Наиболее органично, то есть созвучно рисунку внутреннего развития художника, гротесковое начало трансформируется в вещах, в которых собственно экспрессивность, жестуальность растворяются в неком состоянии медитативности. Эта линия окрепла в начале 90-х. Во многих вещах, например, серии “Музыка для всех ” есть и острота наблюденности, и квазиусловность, и даже ритуал отсылки к драматизму экспрессионистской традиции, однако серия “не о том”. Это, я бы сказал, “сомнамбулические гротески” - протяженное во времени состояние самопогруженности несомненно важнее любых дополнительных нагрузок и начинок. Вероятно, эта линия не могла бы реализоваться (имеется в виду даже не собственно профессиональные аспекты, а установка мировосприятия) без тех сдвигов, которые произошли в середине 80-х., после поездки в Среднюю Азию. После нее сменилась не только цветовая гамма - сменилась оптика. Именно тогда появляется стремление передать состояние марева - дрожание массива цвета, разреженного светом. Пограничное состояние — и в плане цветовидения и пространствоошущения, и в психологическом аспекте. Амок, столбняк, открывающий, однако, новые горизонты сознания!

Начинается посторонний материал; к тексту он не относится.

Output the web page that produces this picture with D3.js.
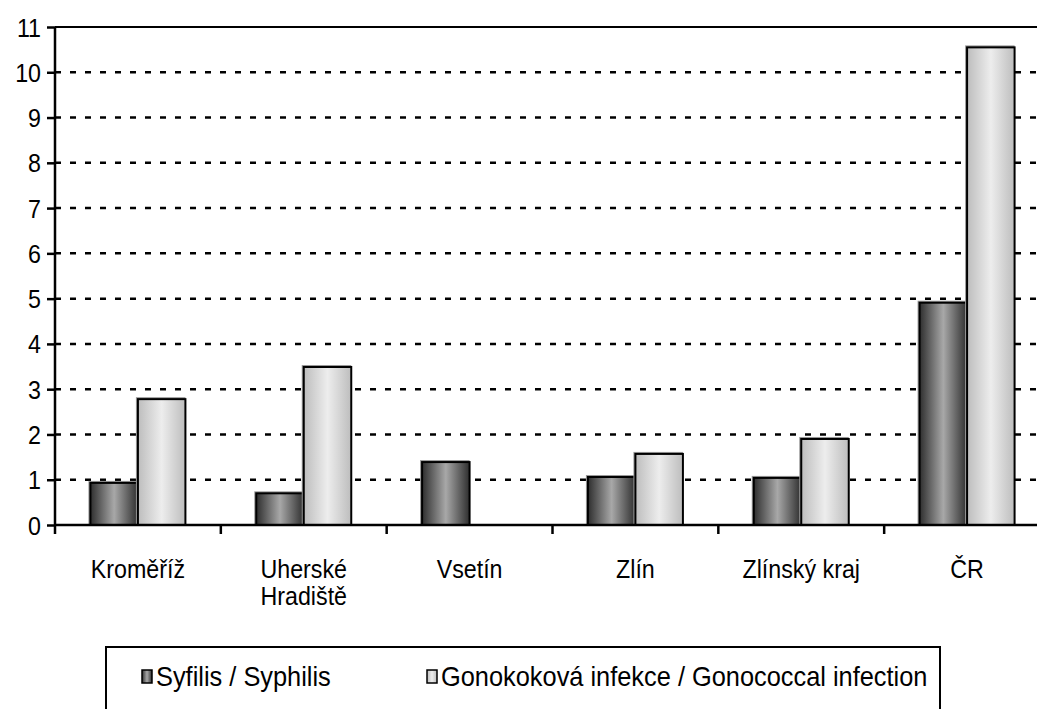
<!DOCTYPE html>
<html><head><meta charset="utf-8">
<script src="https://cdn.jsdelivr.net/npm/d3@7/dist/d3.min.js"></script>
<style>
body{margin:0;background:#fff;}
svg{display:block;font-family:"Liberation Sans",Arial,sans-serif;}
</style></head>
<body>
<svg id="chart" width="1037" height="709"></svg>
<script>
const categories = [["Kroměříž"], ["Uherské", "Hradiště"], ["Vsetín"], ["Zlín"], ["Zlínský kraj"], ["ČR"]];
const seriesNames = ["Syfilis / Syphilis", "Gonokoková infekce / Gonococcal infection"];
const syphilis = [0.93, 0.70, 1.39, 1.06, 1.04, 4.91];
const gonorrhea = [2.78, 3.49, 0, 1.57, 1.90, 10.55];
const yTicks = [0,1,2,3,4,5,6,7,8,9,10,11];

(function(){
const svg = d3.select("#chart");
const mL = 55, mT = 27, mB = 525, mR = 1050;
const SX = 0.93, FS = 25, LFS = 27, LSX = 0.94;
const catKeys = categories.map(c => c.join(" "));

const defs = svg.append("defs");
function grad(id, edge, mid){
  const g = defs.append("linearGradient").attr("id", id).attr("x1","0%").attr("x2","100%").attr("y1","0%").attr("y2","0%");
  g.append("stop").attr("offset","0%").attr("stop-color",edge);
  g.append("stop").attr("offset","50%").attr("stop-color",mid);
  g.append("stop").attr("offset","100%").attr("stop-color",edge);
}
grad("gS", "#2e2e2e", "#a8a8a8");
grad("gG", "#bdbdbd", "#ededed");
const fills = ["url(#gS)", "url(#gG)"];

const x = d3.scaleBand().domain(catKeys).range([mL, mR]).paddingInner(0).paddingOuter(0);
const groupW = 95;
const x1 = d3.scaleBand().domain(seriesNames).range([0, groupW]);
const y = d3.scaleLinear().domain([0, 11]).range([mB, mT]);

// gridlines
svg.append("g").selectAll("line").data(yTicks.filter(t => t > 0 && t < 11)).join("line")
  .attr("x1", mL).attr("x2", 1037).attr("y1", d => y(d)).attr("y2", d => y(d))
  .attr("stroke", "#000").attr("stroke-width", 2.5).attr("stroke-dasharray", "6,9");
svg.append("line").attr("x1", mL).attr("x2", 1037).attr("y1", y(11)).attr("y2", y(11))
  .attr("stroke", "#000").attr("stroke-width", 2);

// bars
const data = [];
catKeys.forEach((c, i) => {
  data.push({c, s: seriesNames[0], v: syphilis[i], f: fills[0]});
  data.push({c, s: seriesNames[1], v: gonorrhea[i], f: fills[1]});
});
const off = (x.bandwidth() - groupW) / 2;
const bars = svg.append("g").selectAll("g").data(data.filter(d => d.v > 0)).join("g");
bars.append("rect")
  .attr("x", d => x(d.c) + off + x1(d.s) - 1).attr("y", d => y(d.v) - 1)
  .attr("width", x1.bandwidth()).attr("height", d => mB - y(d.v))
  .attr("fill", "none").attr("stroke", "#999").attr("stroke-width", 2);
bars.append("rect")
  .attr("x", d => x(d.c) + off + x1(d.s)).attr("y", d => y(d.v))
  .attr("width", x1.bandwidth()).attr("height", d => mB - y(d.v))
  .attr("fill", d => d.f).attr("stroke", "#000").attr("stroke-width", 2);

// y axis
const yAxis = svg.append("g").attr("transform", `translate(${mL},0)`)
  .call(d3.axisLeft(y).tickValues(yTicks).tickSize(8).tickPadding(6).tickFormat(d3.format("d")));
yAxis.select(".domain").attr("stroke-width", 2.5).attr("d", `M0,${mT}V${mB+9}`);
yAxis.selectAll(".tick line").attr("stroke-width", 2.5);
yAxis.selectAll(".tick text").attr("font-size", FS).attr("fill", "#000").attr("font-family", "inherit")
  .attr("x", null).attr("dy", null)
  .attr("transform", `translate(-14,9) scale(${SX},1)`);

// x axis
const xAxis = svg.append("g").attr("transform", `translate(0,${mB})`);
xAxis.append("line").attr("x1", mL).attr("x2", 1037).attr("y1", 0).attr("y2", 0)
  .attr("stroke", "#000").attr("stroke-width", 2.5);
xAxis.selectAll(".tk").data(catKeys.slice(1)).join("line").attr("class", "tk")
  .attr("x1", d => x(d)).attr("x2", d => x(d)).attr("y1", 0).attr("y2", 9)
  .attr("stroke", "#000").attr("stroke-width", 2.5);
const lbl = xAxis.selectAll(".lb").data(categories).join("text").attr("class", "lb")
  .attr("transform", (d, i) => `translate(${x(catKeys[i]) + x.bandwidth() / 2},53) scale(${SX},1)`)
  .attr("text-anchor", "middle").attr("font-size", FS).attr("fill", "#000");
lbl.selectAll("tspan").data(d => d).join("tspan")
  .attr("x", 0).attr("dy", (d, i) => i === 0 ? 0 : 27).text(d => d);

// legend
const lg = svg.append("g");
lg.append("rect").attr("x", 106).attr("y", 647).attr("width", 834).attr("height", 80)
  .attr("fill", "#fff").attr("stroke", "#000").attr("stroke-width", 2);
const legX = [142, 427];
seriesNames.forEach((s, i) => {
  lg.append("rect").attr("x", legX[i]).attr("y", 670).attr("width", 10).attr("height", 13)
    .attr("fill", fills[i]).attr("stroke", "#000").attr("stroke-width", 1.5);
  lg.append("text").attr("transform", `translate(${legX[i] + 14},686) scale(${LSX},1)`)
    .attr("font-size", LFS).attr("fill", "#000").text(s);
});
})();
</script>
</body></html>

Все это реализуется позднее - собственно, по сей день. Однако начало было положено, видимо, тогда - как и переход к абстракции. Здесь было бы уместно укоренить Загорова в абстрактной традиции. Что и делается пишущими о художнике неоднократно. И, наверное, справедливо. Поэтому в данном случае не вижу смысла в малой истории абстрактного искусства в России, в которую неизбежно выливается любая попытка прочертить генеалогию любого современного российского абстракциониста. Особенно питерского: в Москве была хотя бы конкретика открытия в 50-х абстрактного экспрессионизма, от этой печки все прежде всего и танцевали. В Ленинграде уместнее говорить не о конкретно прямых предках, а о неком общем генетическом коде - Малевич-Матюшин. Реальных родителей имели только стерлиговцы, однако Загоров , очевидно присматриваясь к ним, не для того ушел от одной школы, чтобы прийти к другой. Все те, кто реально, на раннем этапе, занимался абстракцией, гуляли сами по себе - Е.Мяхнов-Войтенко или полумосквич, полупитерец М.Кулаков.

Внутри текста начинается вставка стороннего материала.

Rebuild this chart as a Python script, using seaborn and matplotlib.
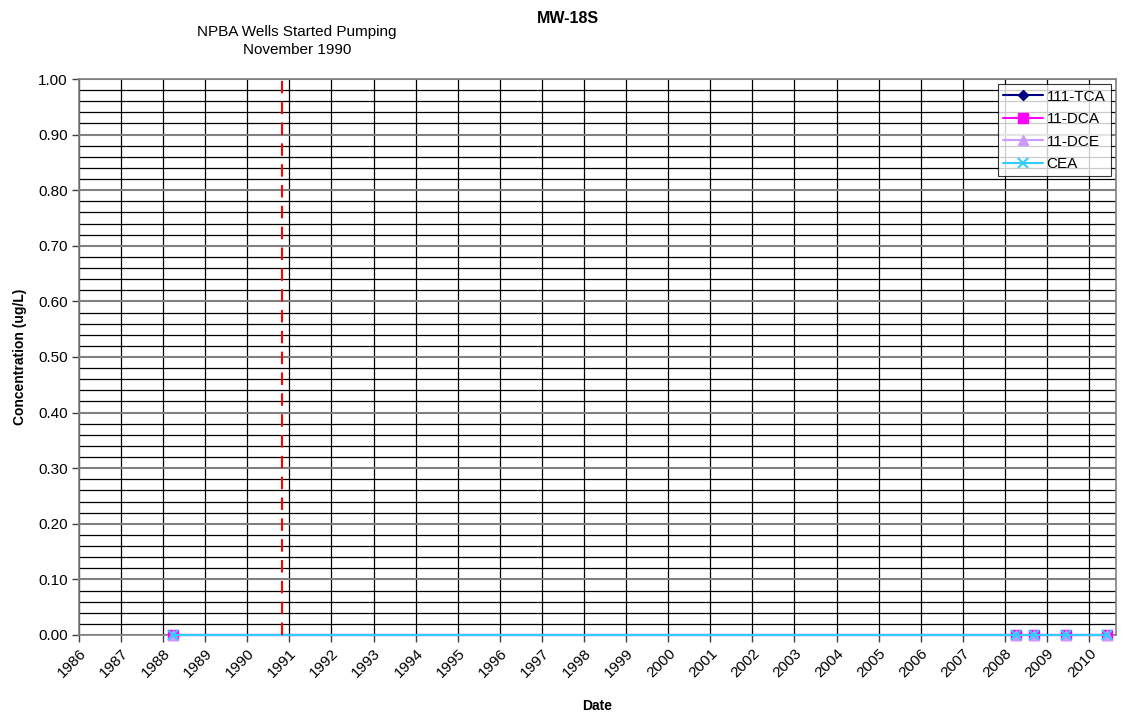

Загоров начал позже. Это существенный момент. Его выход на абстракцию был лишен пафоса политизации, неизбежного для раннего, “оттепельного” андеграунда, он не воспринимал и коллективный энергетический импульс, подпитывающий группы неофитов-посвященных в конце 50-х - начале 60-х. (Кстати, этот коллективистский импульс и ослаб быстро - кто сегодня в Москве последовательно занимается абстракцией - ветеран Ю.Злотников да молодая А.Кирцова).

Словом, для Загорова переход к абстракции, как всегда, факт личной творческой биографии, без подпорки общими обстоятельствами истории искусств и групповой психологии.

Впрочем, переход этот зыбок - сама логика саморазвития художника гарантирует и поворот к фигуративности, и параллельный и часто одновременный возврат к беспредметному. Да и абстракция понимается им достаточно широко (точнее было бы сказать - ускользающе): от строгой геометричности до минимализма, от art informel до какой-то версии леттризма, от того, что можно было бы по аналогии назвать hard-edge painting до абстрактно-сюрреалистических гибридов Миро- Клее . Единственно, что выпадает из поля зрения Загорова - все версии технологизированной абстракции: его работа носит натурфилософский характер, он полностью реализует себя на поле органики.

Да, органическая жизнь в разнообразнейших ее проявлениях - вот территория художника. Биоморфное, растительное, живое - в микро- и макрокосмическом ракурсах. Причем, удивительно, в обоих - соразмерное человеческому масштабу: почти тактильно ощутимое, обжитое, домашнее. Вообще, замечу, это абстракция не метафизических прорывов, без инфернального надрыва. Она может быть драматичной или уютной, но она -абстракция фиксированного здешнего, нынешнего, близкого сознания. Медитирующего, самопогруженного, но доступного - протяни руку, потрогай за плечо - контакту.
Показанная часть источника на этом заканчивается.